THE consumer price index for the past three months would lead one to conclude that inflation is dead. But is it? An elderly reader out in California -- I don't know if she wears tennis shoes, but she is certainly on her toes -- writes me occasionally to list the prices of goods she buys that have increased recently. Her point is that the increases are never 2 or 3 percent. They're more like 10 or 20 percent.
This was brought home to me over the Memorial Day weekend, when to the surprise of my family, I came home with several quarts of hand-packed ice cream. (The size of our household had grown for the long weekend!) The surprise to me was that since the Christmas holidays, the last time I had stopped at this same gourmet shop, the price had gone up from $4 to $4.40 a quart -- a neat 10 percent increase.
While worldwide competition has limited the ability of corporations to raise prices (at least as long as the dollar was high), the service sector has continued to experience some inflation. And goods produced and marketed locally also fall into the category of items that don't get buffeted by foreign competitors.
David Wendell, an investment counselor in Bath, Maine, writes an astute investment letter for his clients. In the most recent issue, he goes into the causes of inflation. The root case, he notes, goes back to overspending by government. This results either in higher taxes, which consumers and businesses try to compensate for by demanding higher wages and prices, or in the creation of too much government debt.
In the latter situation, so much of the debt gets monetized that the increased money supply in turn causes inflation. The monetarists, of course, would claim that it is the monetization of the debt that is the cause of inflation. But Mr. Wendell is more nearly correct in saying that it is growth in government spending, since the public and the politicians acquiesce in or even demand the monetization of the debt.
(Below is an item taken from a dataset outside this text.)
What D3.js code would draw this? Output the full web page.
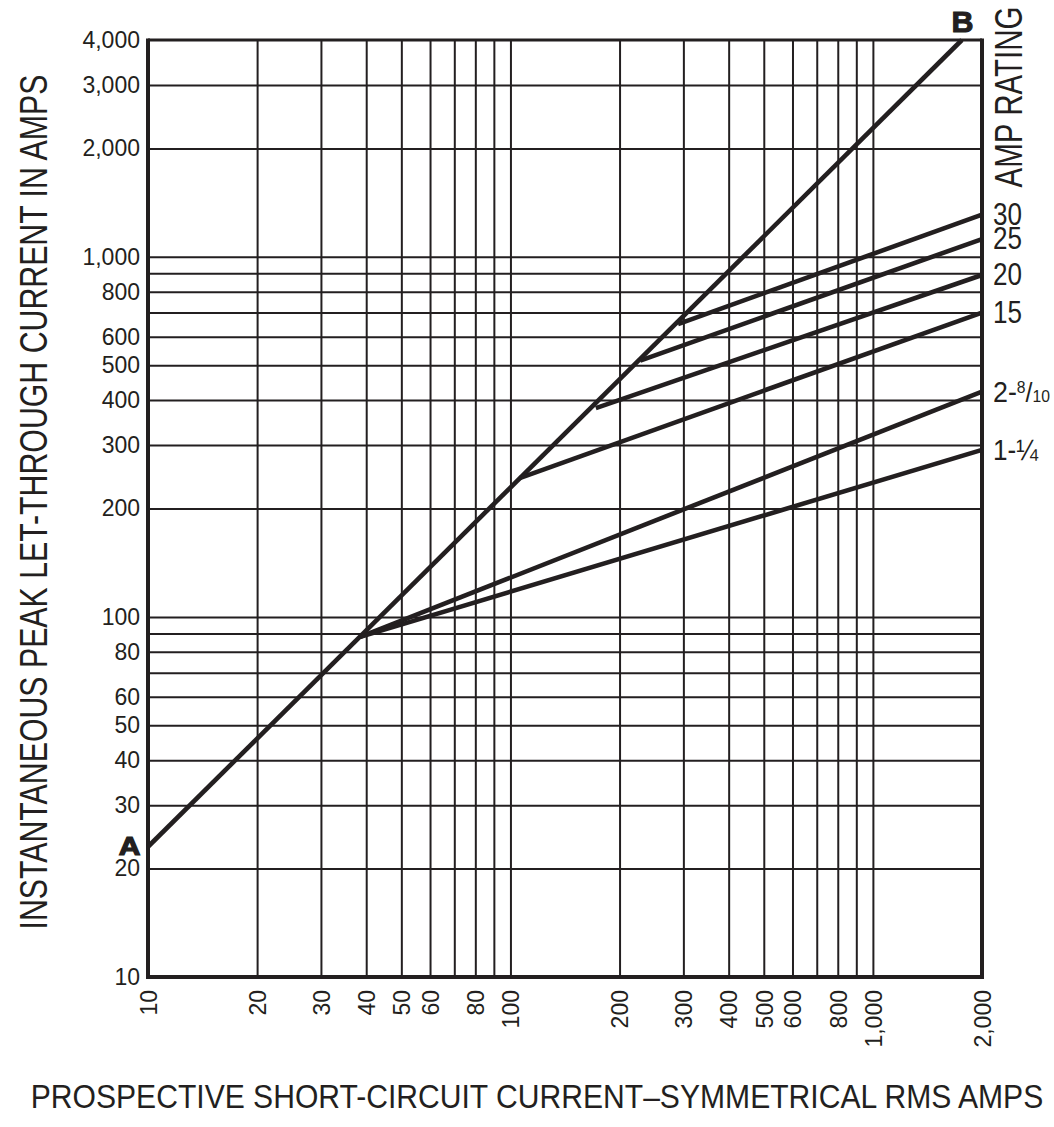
<!DOCTYPE html>
<html>
<head>
<meta charset="utf-8">
<script src="https://cdn.jsdelivr.net/npm/d3@7"></script>
<style>
  html, body { margin: 0; padding: 0; background: #ffffff; }
  svg { display: block; }
  text { font-family: "Liberation Sans", Arial, Helvetica, sans-serif; fill: #231f20; }
</style>
</head>
<body>
<svg id="chart" width="1054" height="1127"></svg>
<script>
// ---- data ----
const xGridValues = [20, 30, 40, 50, 60, 70, 80, 90, 100, 200, 300, 400, 500, 600, 700, 800, 900, 1000];
const yGridValues = [20, 30, 40, 50, 60, 70, 80, 90, 100, 200, 300, 400, 500, 600, 700, 800, 900, 1000, 2000, 3000];
const xTickLabels = [10, 20, 30, 40, 50, 60, 80, 100, 200, 300, 400, 500, 600, 800, 1000, 2000];
const yTickLabels = [10, 20, 30, 40, 50, 60, 80, 100, 200, 300, 400, 500, 600, 800, 1000, 2000, 3000, 4000];

// Threshold line A-B
const limitLineX = [10, 1760];
const limitLineY = [23, 4000];

// Amp-rating curves: start and end points (x = prospective RMS amps, y = peak let-through amps)
const ratingNames = ["30", "25", "20", "15", "2-8/10", "1-1/4"];
const ratingStartX = [290, 228, 172, 106, 38.5, 38.5];
const ratingStartY = [650, 515, 380, 243, 88, 88];
const ratingEndX = [2000, 2000, 2000, 2000, 2000, 2000];
const ratingEndY = [1310, 1120, 890, 700, 422, 291];

const xTitle = "PROSPECTIVE SHORT-CIRCUIT CURRENT\u2013SYMMETRICAL RMS AMPS";
const yTitle = "INSTANTANEOUS PEAK LET-THROUGH CURRENT IN AMPS";
const ratingTitle = "AMP RATING";

// ---- layout ----
const INK = "#231f20";
const M = { left: 148, right: 982, top: 40, bottom: 977 };

const svg = d3.select("#chart");
const x = d3.scaleLog().domain([10, 2000]).range([M.left, M.right]);
const y = d3.scaleLog().domain([10, 4000]).range([M.bottom, M.top]);

// scale a text horizontally (in its own frame) to a target length
function fitText(sel, base, target) {
  const len = sel.node().getComputedTextLength();
  sel.attr("transform", `${base} scale(${target / len},1)`);
  return sel;
}

// grid lines
const gx = svg.append("g").attr("transform", `translate(0,${M.bottom})`)
  .call(d3.axisBottom(x).tickValues(xGridValues).tickSize(-(M.bottom - M.top)).tickFormat(""));
gx.select(".domain").remove();
gx.selectAll("line").attr("stroke", INK).attr("stroke-width", 2);

const gy = svg.append("g").attr("transform", `translate(${M.left},0)`)
  .call(d3.axisLeft(y).tickValues(yGridValues).tickSize(-(M.right - M.left)).tickFormat(""));
gy.select(".domain").remove();
gy.selectAll("line").attr("stroke", INK).attr("stroke-width", 2);

// tick labels
const fmt = d3.format(",");
const ly = svg.append("g").attr("transform", `translate(${M.left},0)`)
  .call(d3.axisLeft(y).tickValues(yTickLabels).tickSize(0).tickPadding(8).tickFormat(fmt));
ly.select(".domain").remove();
ly.selectAll("text").attr("font-size", 23).attr("fill", INK)
  .style("font-family", '"Liberation Sans", Arial, sans-serif');

const lx = svg.append("g").attr("transform", `translate(0,${M.bottom})`)
  .call(d3.axisBottom(x).tickValues(xTickLabels).tickSize(0).tickFormat(fmt));
lx.select(".domain").remove();
lx.selectAll("text")
  .attr("font-size", 23).attr("fill", INK)
  .style("font-family", '"Liberation Sans", Arial, sans-serif')
  .attr("transform", "rotate(-90)")
  .attr("x", -13).attr("y", 0).attr("dy", "0.36em")
  .style("text-anchor", "end");

// frame
const frame = svg.append("g").attr("stroke", INK).attr("fill", "none");
frame.append("line").attr("x1", M.left).attr("x2", M.right).attr("y1", M.top).attr("y2", M.top).attr("stroke-width", 3);
frame.append("line").attr("x1", M.left).attr("x2", M.left).attr("y1", M.top - 1.5).attr("y2", M.bottom + 2).attr("stroke-width", 4);
frame.append("line").attr("x1", M.right).attr("x2", M.right).attr("y1", M.top - 1.5).attr("y2", M.bottom + 2).attr("stroke-width", 4);
frame.append("line").attr("x1", M.left - 2).attr("x2", M.right + 2).attr("y1", M.bottom).attr("y2", M.bottom).attr("stroke-width", 4);

// curves
const lineGen = d3.line().x(d => x(d[0])).y(d => y(d[1]));
const curves = svg.append("g").attr("stroke", INK).attr("fill", "none").attr("stroke-width", 4.6);
curves.append("path")
  .attr("d", lineGen(limitLineX.map((v, i) => [v, limitLineY[i]])));
ratingNames.forEach((n, i) => {
  curves.append("path")
    .attr("d", lineGen([[ratingStartX[i], ratingStartY[i]], [ratingEndX[i], ratingEndY[i]]]));
});

// rating labels
const labX = M.right + 11;
ratingNames.forEach((n, i) => {
  const by = y(ratingEndY[i]) + 10;
  const base = `translate(${labX},${by})`;
  const t = svg.append("text").attr("x", 0).attr("y", 0).attr("font-size", 31);
  if (n === "2-8/10") {
    t.attr("font-size", 29);
    t.append("tspan").text("2-");
    t.append("tspan").text("8").attr("font-size", 17).attr("dy", -9);
    t.append("tspan").text("/").attr("font-size", 27).attr("dy", 9);
    t.append("tspan").text("10").attr("font-size", 17);
    fitText(t, base, 57);
  } else if (n === "1-1/4") {
    t.attr("font-size", 29).text("1-\u00BC");
    fitText(t, base, 45);
  } else {
    t.text(n);
    fitText(t, base, 29);
  }
});

// A / B markers
svg.append("text").attr("transform", "translate(129.5,855) scale(1.2,1)").attr("text-anchor", "middle")
  .attr("font-size", 25).attr("font-weight", "bold")
  .attr("stroke", INK).attr("stroke-width", 1.2).text("A");
svg.append("text").attr("transform", "translate(962.5,32) scale(1.05,1)").attr("text-anchor", "middle")
  .attr("font-size", 29).attr("font-weight", "bold")
  .attr("stroke", INK).attr("stroke-width", 1).text("B");

// titles
fitText(svg.append("text")
  .attr("x", 0).attr("y", 0).attr("text-anchor", "middle")
  .attr("font-size", 34).text(xTitle), "translate(537,1108)", 1013);

fitText(svg.append("text")
  .attr("x", 0).attr("y", 0).attr("text-anchor", "middle")
  .attr("font-size", 38).text(yTitle), "translate(47,502) rotate(-90)", 855);

fitText(svg.append("text")
  .attr("x", 0).attr("y", 0).attr("text-anchor", "middle")
  .attr("font-size", 38).text(ratingTitle), "translate(1022,97) rotate(-90)", 181);
</script>
</body>
</html>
Now, what is most encouraging is that since 1982 the total government sector hasn't been growing any faster than the private. If one takes the longer, 1947-75 period, private-sector spending grew at an average annual rate of 6.3 percent, while government at all levels increased its spending at an annual rate of 9.5 percent. Since 1982, the growth of both private and government spending has been equal -- about an 8 percent annual increase. Wendell concludes that ``the long established trend toward bigger and bigger government has been muted in recent years -- thus alleviating the most powerful inflationary force.''
Wendell notes that the 1946 dollar -- the year after World War II ended -- is now worth only 18 cents. And that's just with an average inflation rate over the postwar period of 4.5 percent.
One reason many local prices keep going up may simply be that consumers are not used to resisting price increases. There may still need to be a couple of years of price stability before it becomes difficult to tack an increment onto yesterday's price.
And it's still possible that general inflation is not finished. Certainly the increase in some auto sticker prices which took place after the dollar's decline had raised the dollar price of Japanese cars does not augur well for what a declining dollar may say about inflation.
From 1955 to 1975, total government spending increased from a level representing 32 percent of private-sector spending to 52 percent. And today it has edged up somewhat more, to 54 percent. If we want to even approach lasting price stability, containing and even turning back the tide of big government still remains a high priority -- and is definitely unfinished business.